AS THIS YEAR'S Noorderlicht Photofestival in the Netherlands turns its eyes on South and Southeast Asia, the view is one of bewildering diversity: from musings of a young Filipino coming of age while being shackled by parental domination, to a documentary on the Catholic faith in Indonesia, and photoweavings of the Vietnam war using images from the press and Hollywood movies.
'What I see are photographers who are concerned with the world they live in and are trying to find new ways of telling us that,' says Wim Melis, the curator of Another Asia.'There's a certain freshness in their approach that's not so easy to find in the west any more, where everything has already been done, where everyone has his or her mind already filled with a billion previous images.'
Since its inception in 1990, Noorderlicht has grown to become one of the most progressive photofestivals in the world, particularly with its focus on non-western artists in alternate years. Its past editions have featured emerging and established photographers from Africa, Latin America and the Middle East.
As with Noorderlicht's previous edition on Arabic photography in 2004, Another Asia, which opened yesterday, forms a triptych, offering a sketch of a region on the rise through viewfinders of local and western photographers, and from historic images of South and Southeast Asia. In all, 64 photographers from 21 countries are featured.

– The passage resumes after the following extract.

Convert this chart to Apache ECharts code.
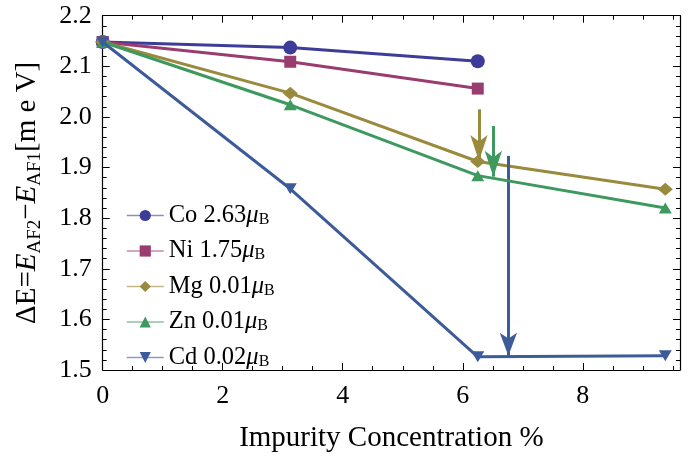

The major curatorial decision in this year's festival was leaving out China, whose photographers have already been well-exposed in recent years. Therein lies the philosophy behind Noorderlicht's non-western editions, says Melis, which is to 'give photographers a new platform, surprise the audience with something they didn't know existed, and provide them with a new way of looking at these societies. We always try to find work that's on the border between art and documentary, and work that tells the stories behind the headlines.'
Anay Mann's Generation in Transition, which is showing at the Friesian capital of Leeuwarden, certainly fits the mould. Whereas many young photojournalists are drawn to issues such as poverty and war, Mann decided to work on a less spectacular project: to document the lives of young, middle-class Indians amid great changes in their society.